#### [DATA IN THIS EXERCISE]
※ ※ ※

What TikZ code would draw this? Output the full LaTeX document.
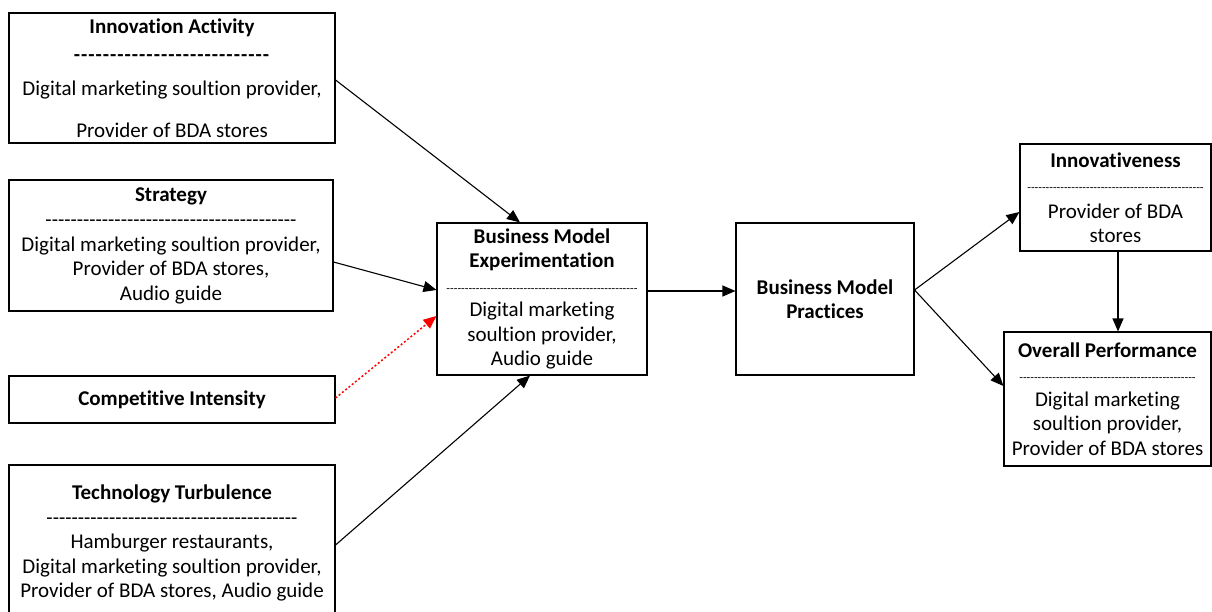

※ ※ ※

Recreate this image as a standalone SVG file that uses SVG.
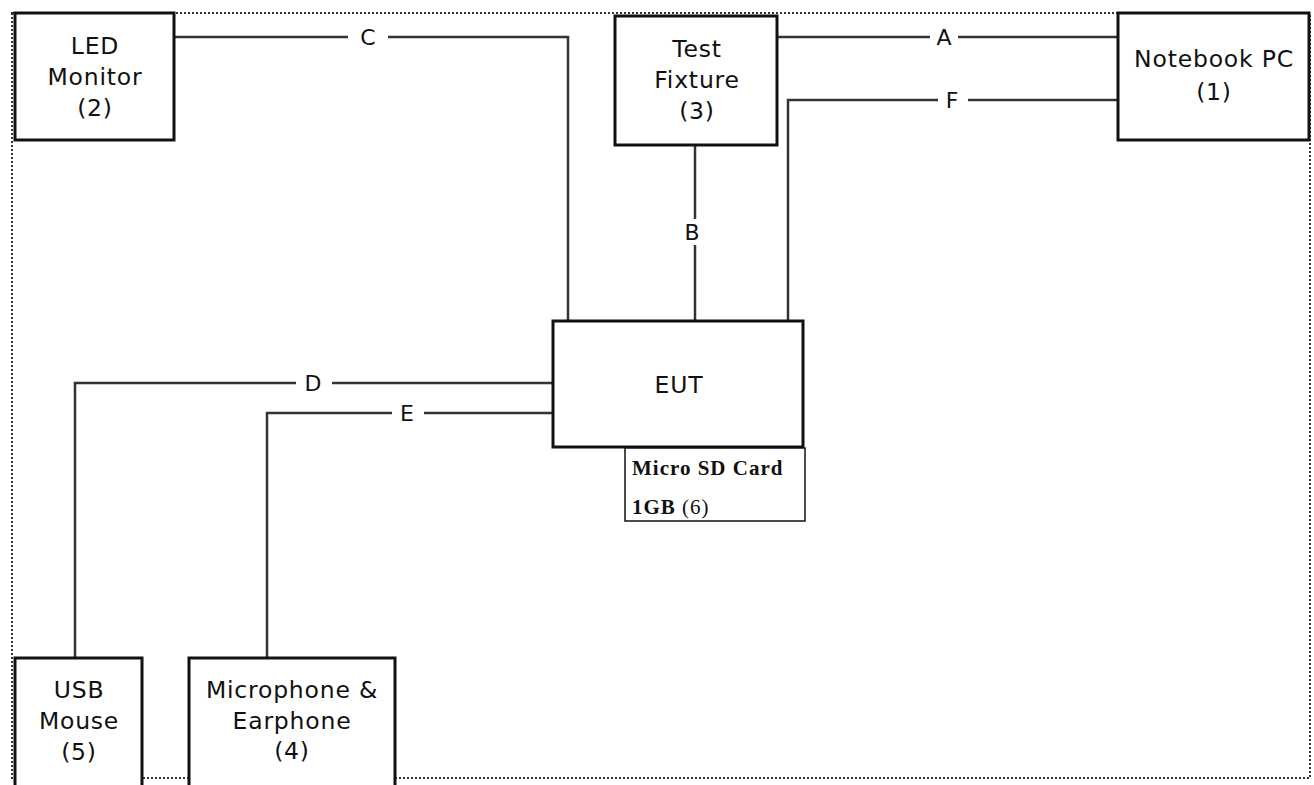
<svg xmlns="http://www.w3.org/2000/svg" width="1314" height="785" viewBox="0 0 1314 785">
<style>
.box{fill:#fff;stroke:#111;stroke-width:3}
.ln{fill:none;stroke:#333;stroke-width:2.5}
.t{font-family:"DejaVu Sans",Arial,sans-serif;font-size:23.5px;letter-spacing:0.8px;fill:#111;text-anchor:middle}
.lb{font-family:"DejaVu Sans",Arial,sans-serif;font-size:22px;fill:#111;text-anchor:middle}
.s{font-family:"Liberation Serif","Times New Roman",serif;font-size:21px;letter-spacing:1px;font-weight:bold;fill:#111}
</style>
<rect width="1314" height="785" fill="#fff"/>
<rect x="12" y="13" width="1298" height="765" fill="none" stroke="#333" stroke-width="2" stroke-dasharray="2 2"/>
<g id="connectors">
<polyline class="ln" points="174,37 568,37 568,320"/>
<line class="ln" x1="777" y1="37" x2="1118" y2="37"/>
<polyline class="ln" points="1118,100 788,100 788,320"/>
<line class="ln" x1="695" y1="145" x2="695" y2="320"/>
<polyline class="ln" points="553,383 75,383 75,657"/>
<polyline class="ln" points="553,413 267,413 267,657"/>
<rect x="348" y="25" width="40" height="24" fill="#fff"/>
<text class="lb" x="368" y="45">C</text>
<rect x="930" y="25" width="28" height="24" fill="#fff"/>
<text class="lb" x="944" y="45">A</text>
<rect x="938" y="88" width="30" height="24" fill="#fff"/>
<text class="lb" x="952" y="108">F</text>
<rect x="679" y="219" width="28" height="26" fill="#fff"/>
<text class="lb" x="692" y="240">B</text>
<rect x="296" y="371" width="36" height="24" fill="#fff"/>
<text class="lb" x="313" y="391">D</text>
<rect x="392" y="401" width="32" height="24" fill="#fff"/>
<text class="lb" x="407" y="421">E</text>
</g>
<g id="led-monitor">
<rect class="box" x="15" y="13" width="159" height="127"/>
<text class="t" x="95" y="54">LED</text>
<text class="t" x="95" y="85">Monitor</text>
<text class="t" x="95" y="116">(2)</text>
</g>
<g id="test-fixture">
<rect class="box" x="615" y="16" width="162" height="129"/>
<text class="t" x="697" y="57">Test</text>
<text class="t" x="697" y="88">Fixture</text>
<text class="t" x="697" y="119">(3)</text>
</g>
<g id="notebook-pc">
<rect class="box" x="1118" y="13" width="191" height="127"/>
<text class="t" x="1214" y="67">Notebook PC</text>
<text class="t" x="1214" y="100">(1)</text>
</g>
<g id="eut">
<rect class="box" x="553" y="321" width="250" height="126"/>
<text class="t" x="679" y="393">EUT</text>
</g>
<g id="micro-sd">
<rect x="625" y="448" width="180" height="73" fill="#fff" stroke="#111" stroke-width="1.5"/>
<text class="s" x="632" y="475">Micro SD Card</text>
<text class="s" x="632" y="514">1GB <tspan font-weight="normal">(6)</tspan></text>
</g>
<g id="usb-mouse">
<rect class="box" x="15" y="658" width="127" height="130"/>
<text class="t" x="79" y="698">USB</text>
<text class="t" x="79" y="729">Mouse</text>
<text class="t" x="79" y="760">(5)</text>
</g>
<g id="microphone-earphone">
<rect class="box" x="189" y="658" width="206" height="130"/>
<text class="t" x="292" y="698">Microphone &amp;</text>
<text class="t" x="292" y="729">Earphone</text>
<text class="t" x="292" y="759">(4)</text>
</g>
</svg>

※ ※ ※

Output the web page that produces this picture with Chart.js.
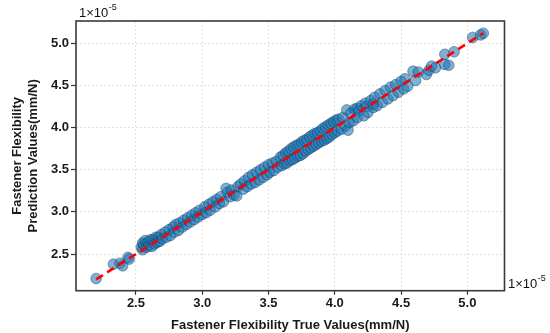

※ ※ ※

#### [DIRECTION]
Extract all lines from the data in which "that" is found.

#### [EXERCISE ANSWER]
Recreate this image as a standalone SVG file that uses SVG.
Output the web page that produces this picture with Chart.js.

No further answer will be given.